══ GIVEN DATA ══

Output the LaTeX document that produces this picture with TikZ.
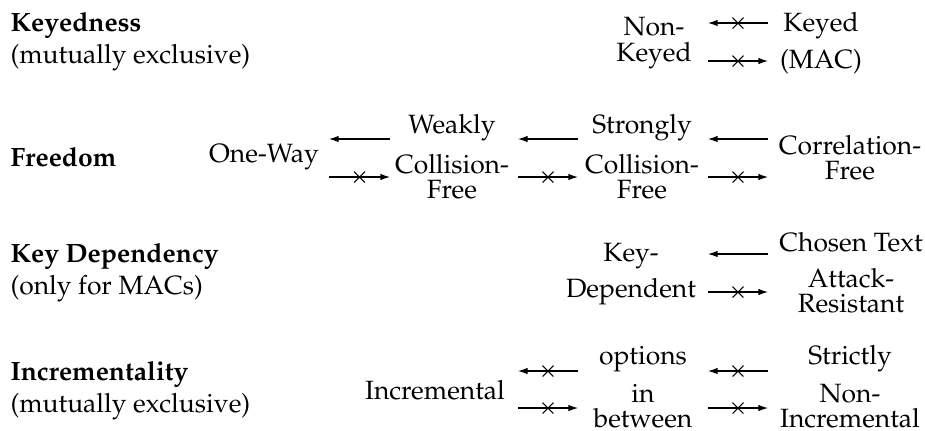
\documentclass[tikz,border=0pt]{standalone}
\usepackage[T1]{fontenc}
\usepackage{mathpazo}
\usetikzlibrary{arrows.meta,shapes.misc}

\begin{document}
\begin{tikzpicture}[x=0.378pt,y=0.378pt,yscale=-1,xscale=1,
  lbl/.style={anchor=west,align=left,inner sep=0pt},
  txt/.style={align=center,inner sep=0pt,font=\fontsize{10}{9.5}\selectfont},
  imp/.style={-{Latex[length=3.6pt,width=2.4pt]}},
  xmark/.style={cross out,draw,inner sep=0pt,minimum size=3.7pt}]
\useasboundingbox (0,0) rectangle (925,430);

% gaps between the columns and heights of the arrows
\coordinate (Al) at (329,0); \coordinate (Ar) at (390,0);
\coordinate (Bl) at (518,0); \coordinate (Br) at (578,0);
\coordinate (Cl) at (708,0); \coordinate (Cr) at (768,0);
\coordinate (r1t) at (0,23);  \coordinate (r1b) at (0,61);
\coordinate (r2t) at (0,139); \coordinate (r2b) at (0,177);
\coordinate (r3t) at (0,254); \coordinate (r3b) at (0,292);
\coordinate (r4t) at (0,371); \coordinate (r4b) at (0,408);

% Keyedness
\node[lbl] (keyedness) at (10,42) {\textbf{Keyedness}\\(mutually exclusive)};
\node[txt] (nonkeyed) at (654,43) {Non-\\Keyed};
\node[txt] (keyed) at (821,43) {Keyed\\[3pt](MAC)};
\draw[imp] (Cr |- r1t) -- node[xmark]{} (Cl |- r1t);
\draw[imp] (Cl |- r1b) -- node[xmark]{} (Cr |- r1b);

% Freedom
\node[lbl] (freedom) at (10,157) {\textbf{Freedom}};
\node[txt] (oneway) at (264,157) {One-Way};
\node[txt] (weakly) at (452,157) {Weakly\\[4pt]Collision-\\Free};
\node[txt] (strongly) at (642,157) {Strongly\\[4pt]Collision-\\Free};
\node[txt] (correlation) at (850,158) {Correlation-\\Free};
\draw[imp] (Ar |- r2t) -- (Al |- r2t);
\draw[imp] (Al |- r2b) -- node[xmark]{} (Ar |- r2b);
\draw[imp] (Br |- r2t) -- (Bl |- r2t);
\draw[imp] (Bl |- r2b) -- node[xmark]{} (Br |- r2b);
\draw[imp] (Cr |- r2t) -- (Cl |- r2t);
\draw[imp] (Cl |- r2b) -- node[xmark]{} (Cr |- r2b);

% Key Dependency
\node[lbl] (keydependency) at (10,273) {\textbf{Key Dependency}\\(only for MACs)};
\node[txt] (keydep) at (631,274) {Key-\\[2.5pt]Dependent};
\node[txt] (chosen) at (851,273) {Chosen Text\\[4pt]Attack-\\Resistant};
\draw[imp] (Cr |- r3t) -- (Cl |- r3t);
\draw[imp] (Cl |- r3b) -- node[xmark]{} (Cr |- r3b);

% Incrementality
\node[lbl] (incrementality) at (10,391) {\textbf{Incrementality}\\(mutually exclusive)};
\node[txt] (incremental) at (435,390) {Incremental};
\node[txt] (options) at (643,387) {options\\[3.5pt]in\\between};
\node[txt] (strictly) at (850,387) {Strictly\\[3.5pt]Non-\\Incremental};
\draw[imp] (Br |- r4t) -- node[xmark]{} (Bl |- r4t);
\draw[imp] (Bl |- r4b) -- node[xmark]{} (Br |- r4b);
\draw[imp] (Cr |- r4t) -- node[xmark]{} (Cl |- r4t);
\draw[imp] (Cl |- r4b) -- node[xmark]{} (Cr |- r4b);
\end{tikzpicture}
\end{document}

═══
══ GIVEN DATA ══

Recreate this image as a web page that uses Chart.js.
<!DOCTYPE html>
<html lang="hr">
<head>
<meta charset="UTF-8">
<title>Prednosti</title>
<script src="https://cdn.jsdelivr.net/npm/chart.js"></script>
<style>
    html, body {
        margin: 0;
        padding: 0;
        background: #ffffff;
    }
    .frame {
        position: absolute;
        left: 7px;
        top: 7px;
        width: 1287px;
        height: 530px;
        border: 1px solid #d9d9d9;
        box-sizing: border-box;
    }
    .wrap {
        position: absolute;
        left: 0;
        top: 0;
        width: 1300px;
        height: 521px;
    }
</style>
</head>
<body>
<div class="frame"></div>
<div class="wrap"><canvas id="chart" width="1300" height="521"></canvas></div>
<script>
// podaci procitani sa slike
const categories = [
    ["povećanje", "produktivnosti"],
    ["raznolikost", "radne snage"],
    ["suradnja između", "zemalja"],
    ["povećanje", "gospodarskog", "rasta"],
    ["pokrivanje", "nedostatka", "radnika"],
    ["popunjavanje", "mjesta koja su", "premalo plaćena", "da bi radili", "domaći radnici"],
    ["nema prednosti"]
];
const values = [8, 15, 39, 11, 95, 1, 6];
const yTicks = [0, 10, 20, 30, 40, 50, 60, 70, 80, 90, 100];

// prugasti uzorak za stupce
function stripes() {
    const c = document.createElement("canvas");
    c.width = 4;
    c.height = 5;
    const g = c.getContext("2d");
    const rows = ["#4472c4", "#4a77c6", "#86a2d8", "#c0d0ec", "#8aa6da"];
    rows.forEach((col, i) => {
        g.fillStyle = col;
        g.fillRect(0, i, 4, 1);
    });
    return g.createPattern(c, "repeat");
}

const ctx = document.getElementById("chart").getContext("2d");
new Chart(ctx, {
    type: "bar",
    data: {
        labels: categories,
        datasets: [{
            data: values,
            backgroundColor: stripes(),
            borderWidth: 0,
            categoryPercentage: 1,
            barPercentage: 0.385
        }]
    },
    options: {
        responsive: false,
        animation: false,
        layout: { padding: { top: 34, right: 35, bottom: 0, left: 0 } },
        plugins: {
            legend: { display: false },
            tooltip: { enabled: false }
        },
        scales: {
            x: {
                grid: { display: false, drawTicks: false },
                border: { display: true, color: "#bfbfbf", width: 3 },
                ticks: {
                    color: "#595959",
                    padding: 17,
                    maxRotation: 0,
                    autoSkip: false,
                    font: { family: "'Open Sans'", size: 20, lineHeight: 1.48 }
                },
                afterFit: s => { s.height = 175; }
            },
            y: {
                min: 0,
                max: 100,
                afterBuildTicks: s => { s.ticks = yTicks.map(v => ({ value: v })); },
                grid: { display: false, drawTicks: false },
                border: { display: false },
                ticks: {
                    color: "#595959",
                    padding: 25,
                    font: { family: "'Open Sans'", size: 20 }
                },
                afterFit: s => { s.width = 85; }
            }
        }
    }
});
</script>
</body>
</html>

═══
══ GIVEN DATA ══

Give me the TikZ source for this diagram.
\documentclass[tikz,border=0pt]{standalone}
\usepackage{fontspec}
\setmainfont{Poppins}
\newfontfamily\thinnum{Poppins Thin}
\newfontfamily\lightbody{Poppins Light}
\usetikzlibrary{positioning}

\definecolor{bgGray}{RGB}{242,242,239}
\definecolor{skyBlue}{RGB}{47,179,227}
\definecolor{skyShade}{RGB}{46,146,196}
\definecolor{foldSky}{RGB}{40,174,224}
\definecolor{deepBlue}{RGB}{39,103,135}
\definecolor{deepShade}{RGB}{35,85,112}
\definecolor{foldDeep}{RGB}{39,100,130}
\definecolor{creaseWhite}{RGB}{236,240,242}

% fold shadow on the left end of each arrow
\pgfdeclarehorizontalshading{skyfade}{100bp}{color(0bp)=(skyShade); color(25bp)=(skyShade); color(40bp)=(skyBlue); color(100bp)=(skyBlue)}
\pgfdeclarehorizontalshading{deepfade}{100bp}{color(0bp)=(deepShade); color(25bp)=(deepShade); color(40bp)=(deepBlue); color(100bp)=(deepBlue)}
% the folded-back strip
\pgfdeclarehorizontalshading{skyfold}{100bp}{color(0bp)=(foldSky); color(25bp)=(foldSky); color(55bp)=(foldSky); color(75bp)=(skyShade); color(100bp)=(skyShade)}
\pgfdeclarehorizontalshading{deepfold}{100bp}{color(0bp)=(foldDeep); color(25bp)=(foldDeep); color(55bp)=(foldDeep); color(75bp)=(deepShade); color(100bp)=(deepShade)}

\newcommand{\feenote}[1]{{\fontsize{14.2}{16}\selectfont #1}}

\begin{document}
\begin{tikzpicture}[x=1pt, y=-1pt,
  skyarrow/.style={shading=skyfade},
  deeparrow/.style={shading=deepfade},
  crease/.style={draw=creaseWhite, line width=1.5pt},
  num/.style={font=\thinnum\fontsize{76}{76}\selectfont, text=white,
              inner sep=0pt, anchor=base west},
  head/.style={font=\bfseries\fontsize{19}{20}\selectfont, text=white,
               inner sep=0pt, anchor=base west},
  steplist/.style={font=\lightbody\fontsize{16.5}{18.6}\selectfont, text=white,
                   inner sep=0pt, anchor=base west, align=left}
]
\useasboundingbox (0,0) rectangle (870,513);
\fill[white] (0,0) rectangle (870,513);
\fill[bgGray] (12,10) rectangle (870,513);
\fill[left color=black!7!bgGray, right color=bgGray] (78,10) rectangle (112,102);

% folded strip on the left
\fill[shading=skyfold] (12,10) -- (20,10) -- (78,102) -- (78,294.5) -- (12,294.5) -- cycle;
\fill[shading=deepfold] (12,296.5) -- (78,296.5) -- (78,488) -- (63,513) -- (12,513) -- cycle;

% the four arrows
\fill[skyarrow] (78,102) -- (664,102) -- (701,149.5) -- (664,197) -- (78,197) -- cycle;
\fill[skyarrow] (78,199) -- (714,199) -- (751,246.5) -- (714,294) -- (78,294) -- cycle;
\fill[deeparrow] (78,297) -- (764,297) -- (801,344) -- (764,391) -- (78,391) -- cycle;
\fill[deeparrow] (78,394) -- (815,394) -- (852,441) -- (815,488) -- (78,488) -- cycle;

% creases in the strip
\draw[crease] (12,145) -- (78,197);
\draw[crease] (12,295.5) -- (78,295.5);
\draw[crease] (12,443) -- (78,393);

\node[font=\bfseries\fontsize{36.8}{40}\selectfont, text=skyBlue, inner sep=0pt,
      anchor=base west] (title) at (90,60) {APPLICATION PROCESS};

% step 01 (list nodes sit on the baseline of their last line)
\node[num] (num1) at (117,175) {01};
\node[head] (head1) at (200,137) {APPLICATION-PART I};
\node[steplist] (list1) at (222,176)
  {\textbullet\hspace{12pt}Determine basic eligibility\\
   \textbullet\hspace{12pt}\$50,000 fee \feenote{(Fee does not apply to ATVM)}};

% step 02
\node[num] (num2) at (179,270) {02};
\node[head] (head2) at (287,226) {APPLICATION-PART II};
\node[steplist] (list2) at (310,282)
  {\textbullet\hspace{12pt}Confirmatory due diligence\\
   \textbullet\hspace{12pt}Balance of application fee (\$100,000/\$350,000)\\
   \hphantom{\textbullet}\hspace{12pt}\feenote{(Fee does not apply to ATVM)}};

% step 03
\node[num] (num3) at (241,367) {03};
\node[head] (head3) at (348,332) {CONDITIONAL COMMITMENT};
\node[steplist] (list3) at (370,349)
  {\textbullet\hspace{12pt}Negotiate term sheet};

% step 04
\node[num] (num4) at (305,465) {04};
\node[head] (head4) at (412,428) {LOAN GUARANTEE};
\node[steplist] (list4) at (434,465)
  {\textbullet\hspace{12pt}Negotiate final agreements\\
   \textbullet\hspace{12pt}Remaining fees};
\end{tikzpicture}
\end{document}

═══

__EXERCISE DIRECTIONS__
Show all lines in the entries above where the string "that" appears.

__SOLUTION TO THE EXERCISE__
Output the LaTeX document that produces this picture with TikZ.
Recreate this image as a web page that uses Chart.js.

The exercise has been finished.